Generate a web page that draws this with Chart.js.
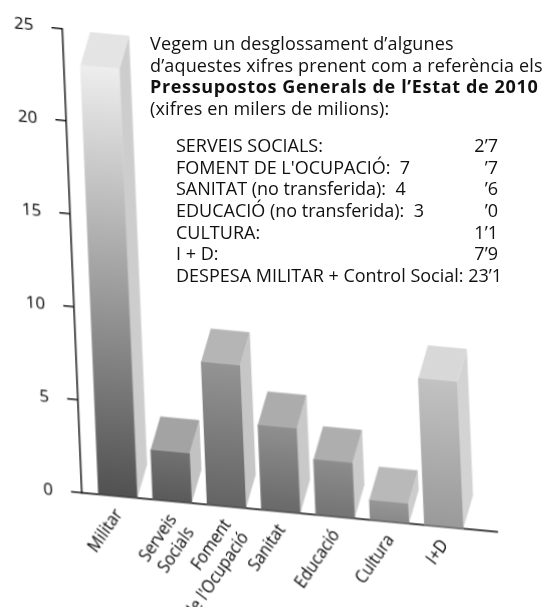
<!DOCTYPE html>
<html>
<head>
<meta charset="utf-8">
<script src="https://cdn.jsdelivr.net/npm/chart.js@4/dist/chart.umd.min.js"></script>
<style>
  html, body { margin: 0; padding: 0; background: #fff; }
  body { width: 551px; height: 607px; position: relative; overflow: hidden; font-family: 'Open Sans', sans-serif; color: #111; }
  #chart { position: absolute; left: 0; top: 0; transform-origin: 82px 493px; transform: matrix(1, 0.094, 0.042, 1, 0, 0); }
  .note { position: absolute; left: 150px; top: 33px; font-size: 18px; line-height: 21.5px; letter-spacing: 0.15px; white-space: nowrap; }
  .note b { font-weight: 700; letter-spacing: 0.65px; }
  .list { position: absolute; left: 176px; top: 135px; width: 322px; font-size: 18px; line-height: 21.67px; }
  .row { display: flex; justify-content: space-between; white-space: pre; }
</style>
</head>
<body>
<canvas id="chart" width="551" height="607"></canvas>

<div class="note">
  Vegem un desglossament d’algunes<br>
  d’aquestes xifres prenent com a referència els<br>
  <b>Pressupostos Generals de l’Estat de 2010</b><br>
  (xifres en milers de milions):
</div>
<div class="list">
  <div class="row"><span>SERVEIS SOCIALS:</span><span>2’7</span></div>
  <div class="row"><span>FOMENT DE L'OCUPACIÓ:  7</span><span>’7</span></div>
  <div class="row"><span>SANITAT (no transferida):  4</span><span>’6</span></div>
  <div class="row"><span>EDUCACIÓ (no transferida):  3</span><span>’0</span></div>
  <div class="row"><span>CULTURA:</span><span>1’1</span></div>
  <div class="row"><span>I + D:</span><span>7’9</span></div>
  <div class="row"><span>DESPESA MILITAR + Control Social: 23’1</span></div>
</div>

<script>
const labels = ['Militar', ['Serveis', 'Socials'], ['Foment', "de l'Ocupació"], 'Sanitat', 'Educació', 'Cultura', 'I+D'];
const values = [23.1, 2.7, 7.7, 4.6, 3.0, 1.1, 7.9];
const yTicks = [0, 5, 10, 15, 20, 25];

// shading of the fake 3d boxes (front gradient top/bottom, top face, side face)
const frontShade = [['#eeeeee', '#515151'], ['#727272', '#5a5a5a'], ['#949494', '#646464'], ['#909090', '#696969'], ['#8d8d8d', '#747474'], ['#979797', '#898989'], ['#c2c2c2', '#9a9a9a']];
const topShade = ['#e4e4e4', '#a3a3a3', '#b5b5b5', '#acacac', '#aeaeae', '#b9b9b9', '#d8d8d8'];
const sideShade = ['#cdcdcd', '#c2c2c2', '#c6c6c6', '#c9c9c9', '#cbcbcb', '#cdcdcd', '#d3d3d3'];
const DX = 11, DY = 34;

const box3d = {
  id: 'box3d',
  afterDatasetsDraw(chart) {
    const ctx = chart.ctx;
    chart.getDatasetMeta(0).data.forEach((bar, i) => {
      const { x, y, base, width } = bar.getProps(['x', 'y', 'base', 'width'], true);
      const l = x - width / 2, r = x + width / 2;
      ctx.save();
      ctx.fillStyle = sideShade[i];
      ctx.beginPath();
      ctx.moveTo(r, y);
      ctx.lineTo(r + DX, y - DY);
      ctx.lineTo(r + DX, base - DY);
      ctx.lineTo(r, base);
      ctx.closePath();
      ctx.fill();
      ctx.fillStyle = topShade[i];
      ctx.beginPath();
      ctx.moveTo(l, y);
      ctx.lineTo(l + DX, y - DY);
      ctx.lineTo(r + DX, y - DY);
      ctx.lineTo(r, y);
      ctx.closePath();
      ctx.fill();
      ctx.restore();
    });
  }
};

const frontFill = (c) => {
  const { chart, dataIndex } = c;
  if (!chart.chartArea || dataIndex === undefined) return '#777';
  const ys = chart.scales.y;
  const g = chart.ctx.createLinearGradient(0, ys.getPixelForValue(values[dataIndex]), 0, ys.getPixelForValue(0));
  g.addColorStop(0, frontShade[dataIndex][0]);
  g.addColorStop(1, frontShade[dataIndex][1]);
  return g;
};

new Chart(document.getElementById('chart'), {
  type: 'bar',
  data: {
    datasets: [{
      data: values.map((v, i) => ({ x: i, y: v })),
      backgroundColor: frontFill,
      borderWidth: 0,
      barThickness: 39
    }]
  },
  options: {
    responsive: false,
    animation: false,
    devicePixelRatio: 1,
    layout: { padding: { top: 20, right: 54, left: 0, bottom: 0 } },
    plugins: { legend: { display: false }, tooltip: { enabled: false } },
    scales: {
      x: {
        type: 'linear',
        min: -0.663,
        max: 6.976,
        offset: false,
        grid: { display: true, drawOnChartArea: false, drawTicks: false },
        border: { display: true, color: '#000', width: 1.4 },
        ticks: {
          stepSize: 1,
          includeBounds: false,
          autoSkip: false,
          minRotation: 56,
          maxRotation: 56,
          padding: 9,
          color: '#000',
          font: { family: 'Open Sans', size: 17 },
          callback: (v) => labels[v] ?? ''
        },
        afterFit: (s) => { s.height = 114; }
      },
      y: {
        min: 0,
        max: 25,
        afterBuildTicks: (s) => { s.ticks = yTicks.map(v => ({ value: v })); },
        ticks: { padding: 18, color: '#000', font: { family: 'Open Sans', size: 17 } },
        grid: { drawOnChartArea: false, drawTicks: true, tickLength: 11, color: '#000', lineWidth: 1.4 },
        border: { color: '#000', width: 1.4 },
        afterFit: (s) => { s.width = 82; }
      }
    }
  },
  plugins: [box3d]
});
</script>
</body>
</html>
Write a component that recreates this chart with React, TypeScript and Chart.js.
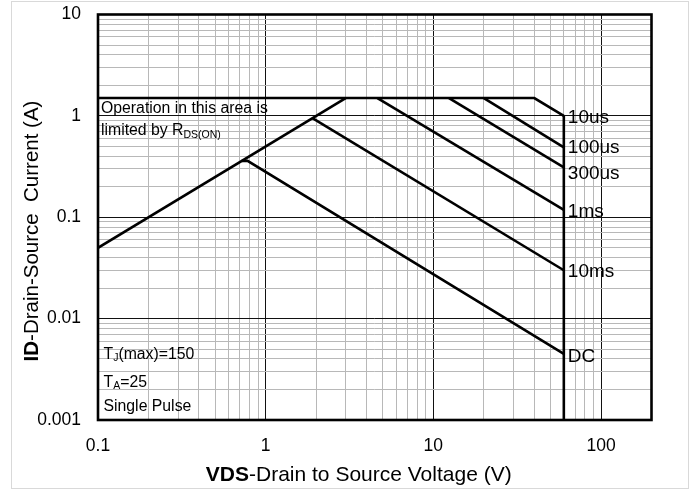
════════════════════
Working from the material above, transcribe it exactly while omitting pictures.

■ **Written reply**:
Generate a web page that draws this with Chart.js.
<!DOCTYPE html>
<html>
<head>
<meta charset="utf-8">
<script src="https://cdn.jsdelivr.net/npm/chart.js@4/dist/chart.umd.min.js"></script>
<style>
  html, body { margin: 0; padding: 0; background: #fff; }
  body { width: 551px; height: 607px; position: relative; overflow: hidden; font-family: 'Open Sans', sans-serif; color: #111; }
  #chart { position: absolute; left: 0; top: 0; transform-origin: 82px 493px; transform: matrix(1, 0.094, 0.042, 1, 0, 0); }
  .note { position: absolute; left: 150px; top: 33px; font-size: 18px; line-height: 21.5px; letter-spacing: 0.15px; white-space: nowrap; }
  .note b { font-weight: 700; letter-spacing: 0.65px; }
  .list { position: absolute; left: 176px; top: 135px; width: 322px; font-size: 18px; line-height: 21.67px; }
  .row { display: flex; justify-content: space-between; white-space: pre; }
</style>
</head>
<body>
<canvas id="chart" width="551" height="607"></canvas>

<div class="note">
  Vegem un desglossament d’algunes<br>
  d’aquestes xifres prenent com a referència els<br>
  <b>Pressupostos Generals de l’Estat de 2010</b><br>
  (xifres en milers de milions):
</div>
<div class="list">
  <div class="row"><span>SERVEIS SOCIALS:</span><span>2’7</span></div>
  <div class="row"><span>FOMENT DE L'OCUPACIÓ:  7</span><span>’7</span></div>
  <div class="row"><span>SANITAT (no transferida):  4</span><span>’6</span></div>
  <div class="row"><span>EDUCACIÓ (no transferida):  3</span><span>’0</span></div>
  <div class="row"><span>CULTURA:</span><span>1’1</span></div>
  <div class="row"><span>I + D:</span><span>7’9</span></div>
  <div class="row"><span>DESPESA MILITAR + Control Social: 23’1</span></div>
</div>

<script>
const labels = ['Militar', ['Serveis', 'Socials'], ['Foment', "de l'Ocupació"], 'Sanitat', 'Educació', 'Cultura', 'I+D'];
const values = [23.1, 2.7, 7.7, 4.6, 3.0, 1.1, 7.9];
const yTicks = [0, 5, 10, 15, 20, 25];

// shading of the fake 3d boxes (front gradient top/bottom, top face, side face)
const frontShade = [['#eeeeee', '#515151'], ['#727272', '#5a5a5a'], ['#949494', '#646464'], ['#909090', '#696969'], ['#8d8d8d', '#747474'], ['#979797', '#898989'], ['#c2c2c2', '#9a9a9a']];
const topShade = ['#e4e4e4', '#a3a3a3', '#b5b5b5', '#acacac', '#aeaeae', '#b9b9b9', '#d8d8d8'];
const sideShade = ['#cdcdcd', '#c2c2c2', '#c6c6c6', '#c9c9c9', '#cbcbcb', '#cdcdcd', '#d3d3d3'];
const DX = 11, DY = 34;

const box3d = {
  id: 'box3d',
  afterDatasetsDraw(chart) {
    const ctx = chart.ctx;
    chart.getDatasetMeta(0).data.forEach((bar, i) => {
      const { x, y, base, width } = bar.getProps(['x', 'y', 'base', 'width'], true);
      const l = x - width / 2, r = x + width / 2;
      ctx.save();
      ctx.fillStyle = sideShade[i];
      ctx.beginPath();
      ctx.moveTo(r, y);
      ctx.lineTo(r + DX, y - DY);
      ctx.lineTo(r + DX, base - DY);
      ctx.lineTo(r, base);
      ctx.closePath();
      ctx.fill();
      ctx.fillStyle = topShade[i];
      ctx.beginPath();
      ctx.moveTo(l, y);
      ctx.lineTo(l + DX, y - DY);
      ctx.lineTo(r + DX, y - DY);
      ctx.lineTo(r, y);
      ctx.closePath();
      ctx.fill();
      ctx.restore();
    });
  }
};

const frontFill = (c) => {
  const { chart, dataIndex } = c;
  if (!chart.chartArea || dataIndex === undefined) return '#777';
  const ys = chart.scales.y;
  const g = chart.ctx.createLinearGradient(0, ys.getPixelForValue(values[dataIndex]), 0, ys.getPixelForValue(0));
  g.addColorStop(0, frontShade[dataIndex][0]);
  g.addColorStop(1, frontShade[dataIndex][1]);
  return g;
};

new Chart(document.getElementById('chart'), {
  type: 'bar',
  data: {
    datasets: [{
      data: values.map((v, i) => ({ x: i, y: v })),
      backgroundColor: frontFill,
      borderWidth: 0,
      barThickness: 39
    }]
  },
  options: {
    responsive: false,
    animation: false,
    devicePixelRatio: 1,
    layout: { padding: { top: 20, right: 54, left: 0, bottom: 0 } },
    plugins: { legend: { display: false }, tooltip: { enabled: false } },
    scales: {
      x: {
        type: 'linear',
        min: -0.663,
        max: 6.976,
        offset: false,
        grid: { display: true, drawOnChartArea: false, drawTicks: false },
        border: { display: true, color: '#000', width: 1.4 },
        ticks: {
          stepSize: 1,
          includeBounds: false,
          autoSkip: false,
          minRotation: 56,
          maxRotation: 56,
          padding: 9,
          color: '#000',
          font: { family: 'Open Sans', size: 17 },
          callback: (v) => labels[v] ?? ''
        },
        afterFit: (s) => { s.height = 114; }
      },
      y: {
        min: 0,
        max: 25,
        afterBuildTicks: (s) => { s.ticks = yTicks.map(v => ({ value: v })); },
        ticks: { padding: 18, color: '#000', font: { family: 'Open Sans', size: 17 } },
        grid: { drawOnChartArea: false, drawTicks: true, tickLength: 11, color: '#000', lineWidth: 1.4 },
        border: { color: '#000', width: 1.4 },
        afterFit: (s) => { s.width = 82; }
      }
    }
  },
  plugins: [box3d]
});
</script>
</body>
</html>
Write a component that recreates this chart with React, TypeScript and Chart.js.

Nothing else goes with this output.